I started my career as a Corporate Associate at Simpson Thacher and Bartlett LLP, a position that laid the foundation for my current corporate practice. During my time at the firm, I was also a member of the Advisory Council to the Simpson Thacher Diversity Committee. Furthermore, I managed pro bono matters, including asylum/immigration cases, divorces/family law issues for domestic violence victims. During the 2008 presidential campaign and election, I was blessed with the opportunity to manage the Simpson Thacher Election Protection call center. The nonpartisan Election Protection coalition was formed to ensure that all voters have an equal opportunity to participate in the political process, through their state of the art hotlines: 1-866-OUR-VOTE (administered by the Lawyers’ Committee for Civil Rights Under Law) and 1-888-Ve-Y-Vota (administered by the National Association of Latino Elected and Appointed Officials Education Fund) and comprehensive voter protection field programs across the country, providing Americans from coast to coast with comprehensive voter information and advice on how they can make sure their vote is counted.
I received my Bachelor of Science in policy analysis and management with concentrations in Latino studies and African diaspora studies from Cornell University and my Juris Doctor from Harvard Law School.
4. What impact did your CHCI experience have on your career and development as a leader?
During my CHCI internship, I practiced my leadership skills and made concrete plans for my professional and personal development. My experience on Capitol Hill furthered my interest in public policy and issues that profoundly affect underrepresented constituencies. During my internship program, I also made lifelong friends and professional connections.
5. How do you continue to give back to the community?

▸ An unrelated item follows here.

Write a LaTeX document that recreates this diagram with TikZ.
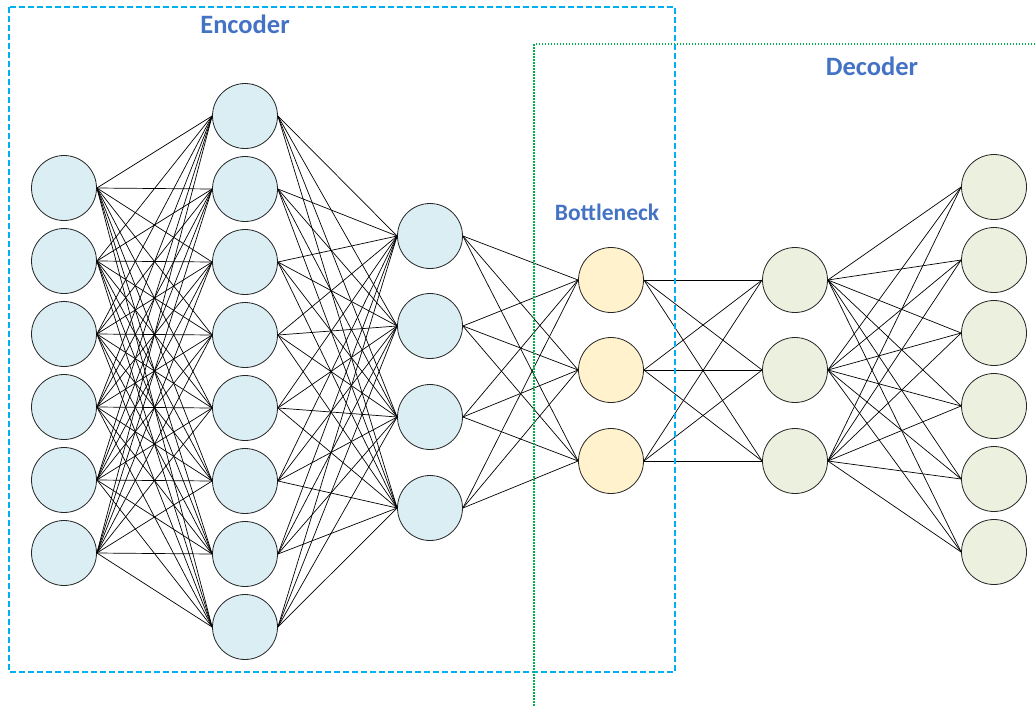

I am passionate about educational initiatives, especially those that address inequality in access to education and provide opportunities for children from underprivileged backgrounds. I’ve served on boards of several nonprofit organizations that focus on initiatives to alleviate poverty. I’ve also made it my duty to actively mentor students of color, particularly women. I’ve been blessed with tremendous opportunities and it is my duty to pay it forward.
I am also dedicated to diversifying the legal profession and creating a more open and diverse legal profession. As previously mentioned, I was involved with the Diversity Committee at Simpson Thacher & Bartlett and I am currently an active member of the Honeywell Law and Government Diversity and Inclusion council.
6. Where do you see yourself in the next 5-10 years, and what do you still want to achieve?
I am blessed to work at Honeywell, a company that aligns with my commitment to support and actively promote diversity in the legal profession. Honeywell has invested in my career and I see a promising future with the company. I also see myself continuing to use my platform to increase educational opportunities for children from underprivileged backgrounds.
7. What advice would you give current and future CHCI participants?
1. Be yourself and follow your passion. 2. Dream big and be proactive in creating the life that you want. 3. Don’t be afraid to step out of your box/comfort zone. 4. Take chances!